### Data lines ###
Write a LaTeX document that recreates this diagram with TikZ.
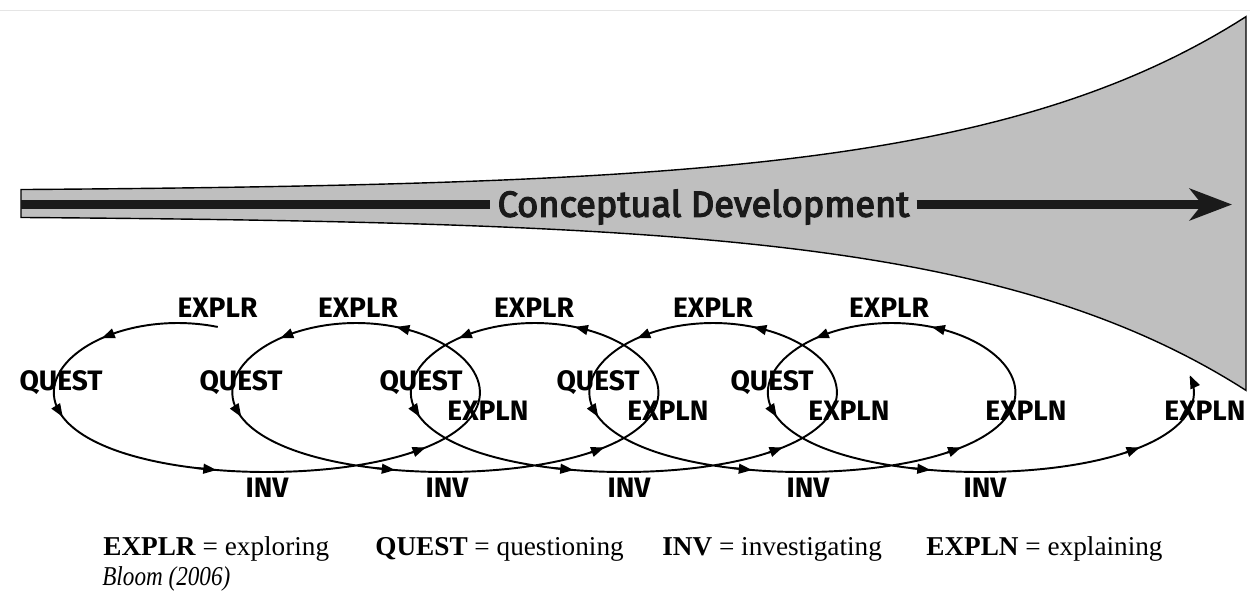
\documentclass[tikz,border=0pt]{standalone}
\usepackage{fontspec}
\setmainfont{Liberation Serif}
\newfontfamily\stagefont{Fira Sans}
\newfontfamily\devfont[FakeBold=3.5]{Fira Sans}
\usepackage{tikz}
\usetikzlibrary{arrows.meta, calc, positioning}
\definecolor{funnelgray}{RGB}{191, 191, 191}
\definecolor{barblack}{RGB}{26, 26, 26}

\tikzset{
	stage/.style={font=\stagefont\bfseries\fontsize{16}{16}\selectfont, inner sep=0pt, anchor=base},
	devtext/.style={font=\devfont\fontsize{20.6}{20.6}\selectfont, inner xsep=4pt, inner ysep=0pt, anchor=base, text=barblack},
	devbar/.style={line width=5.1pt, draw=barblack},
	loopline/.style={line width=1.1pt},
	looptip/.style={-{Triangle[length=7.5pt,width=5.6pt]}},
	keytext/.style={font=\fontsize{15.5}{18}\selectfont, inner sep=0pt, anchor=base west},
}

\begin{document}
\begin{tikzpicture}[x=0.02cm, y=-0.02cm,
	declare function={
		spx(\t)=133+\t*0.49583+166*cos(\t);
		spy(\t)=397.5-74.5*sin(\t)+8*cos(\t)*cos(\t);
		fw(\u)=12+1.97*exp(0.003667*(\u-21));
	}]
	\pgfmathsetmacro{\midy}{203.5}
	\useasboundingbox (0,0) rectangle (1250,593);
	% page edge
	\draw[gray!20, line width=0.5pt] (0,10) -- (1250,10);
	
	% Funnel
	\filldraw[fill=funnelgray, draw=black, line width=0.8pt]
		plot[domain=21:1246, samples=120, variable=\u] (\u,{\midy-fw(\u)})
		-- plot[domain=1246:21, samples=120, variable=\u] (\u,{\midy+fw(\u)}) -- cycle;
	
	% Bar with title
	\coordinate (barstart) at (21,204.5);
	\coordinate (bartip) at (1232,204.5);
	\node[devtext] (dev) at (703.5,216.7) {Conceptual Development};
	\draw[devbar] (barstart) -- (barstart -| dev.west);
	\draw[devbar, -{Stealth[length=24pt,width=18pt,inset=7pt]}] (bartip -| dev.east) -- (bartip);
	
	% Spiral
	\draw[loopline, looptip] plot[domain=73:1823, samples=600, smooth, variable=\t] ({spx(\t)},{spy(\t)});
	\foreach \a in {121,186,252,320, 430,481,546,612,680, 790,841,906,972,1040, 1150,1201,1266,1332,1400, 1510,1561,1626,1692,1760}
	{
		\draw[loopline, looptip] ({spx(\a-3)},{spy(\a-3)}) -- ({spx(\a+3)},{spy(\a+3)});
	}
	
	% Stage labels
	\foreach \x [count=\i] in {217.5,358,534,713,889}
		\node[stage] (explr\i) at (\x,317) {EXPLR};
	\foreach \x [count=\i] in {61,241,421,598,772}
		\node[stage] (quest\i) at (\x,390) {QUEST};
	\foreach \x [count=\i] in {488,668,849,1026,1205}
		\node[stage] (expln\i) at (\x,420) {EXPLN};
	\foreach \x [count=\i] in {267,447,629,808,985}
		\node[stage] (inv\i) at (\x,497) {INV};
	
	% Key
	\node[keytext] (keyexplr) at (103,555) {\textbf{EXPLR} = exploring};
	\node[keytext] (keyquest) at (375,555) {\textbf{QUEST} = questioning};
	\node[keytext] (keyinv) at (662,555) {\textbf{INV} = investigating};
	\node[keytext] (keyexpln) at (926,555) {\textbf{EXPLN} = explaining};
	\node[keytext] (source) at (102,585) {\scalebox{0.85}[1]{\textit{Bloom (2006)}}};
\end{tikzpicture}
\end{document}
###
*Work to complete*: Gather each line of the listing containing the word "with" and show it.

*Written solution*:
Write a LaTeX document that recreates this diagram with TikZ.
	% Bar with title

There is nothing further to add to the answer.